The first is to have the worker node communicate back to the master on the vm. Because our internal network does not make a DNS entry for our VM hostnames. I’ve had to hardcode the internal IP address into the “MASTER_HOSTNAME” variable. I tried various “supported” fixes for this, but the hostname of the machine seemingly has to match the variable and you can’t just override the IP address as a variable:

IP=<your_IP>
FILE=~/cryosparc/cryosparc_master/cryosparc_command/command_core/__init__.py
SEARCH="'--master_hostname', os.environ\['CRYOSPARC_MASTER_HOSTNAME'],"
REPLACE="'--master_hostname', '${IP}',"
sed -i "s/${SEARCH}/${REPLACE}/g" $FILE 

This let’s the sbatch script get exported with the hardcoded IP address instead of the hostname.

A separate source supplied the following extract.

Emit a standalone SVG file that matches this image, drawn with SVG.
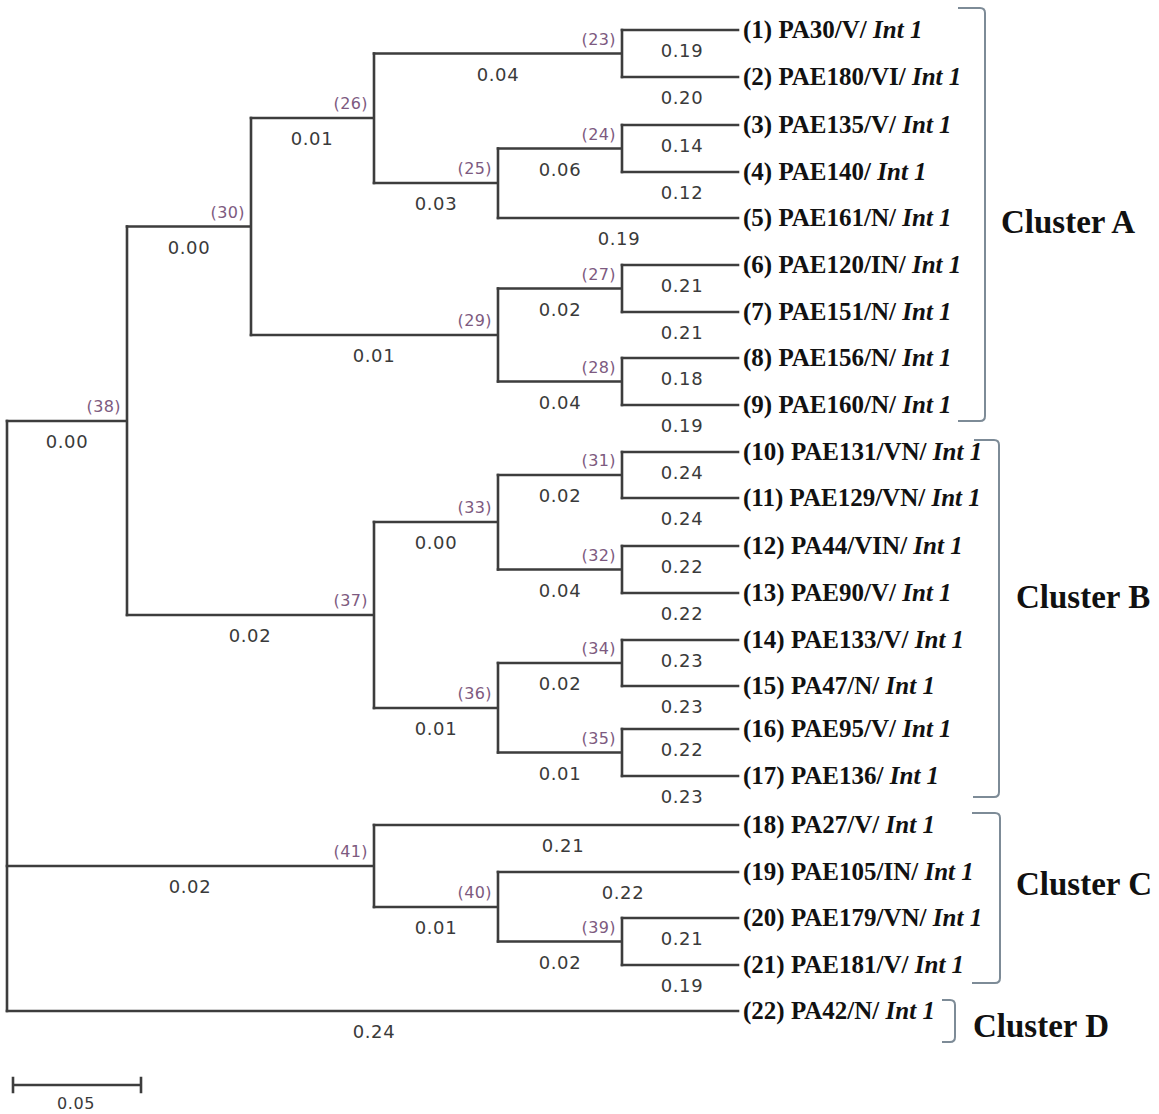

The second thing I needed to change was in the “cluster.py” file that controls sbatch commands. Because I’m using a SLURM JWT to submit jobs, I need to export the token and although it’s set in my .bashrc file, for some reason the cryosparc webapp doesn’t see it. So, I needed to export the token within the “cluster_info.json” command file. This works fine for my “sbatch” submission command because that command does not use the “shlex.split(cmd)” call:

Functional call in “submit_cluster_script” function:

res = subprocess.check_output(cmd, stderr=subprocess.STDOUT, shell=True).decode()`

Nonfunctional call in “get_cluster_job_status”, “get_cluster_job_status_code”, “delete_cluster_job” functions:

res = subprocess.check_output(shlex.split(cmd), stderr=subprocess.STDOUT).decode()

When I change the nonfunctional calls to the functional one, it works. *I noticed in previous cryosparcs they are all the functional call, I’m sure there’s a reason you changed, but it might be a good idea to change back. Or create a “SLURM_JWT” option, which allows you to use this version.

*for changes to take affect, “cryosparcm restart” was needed.

Hope this helps!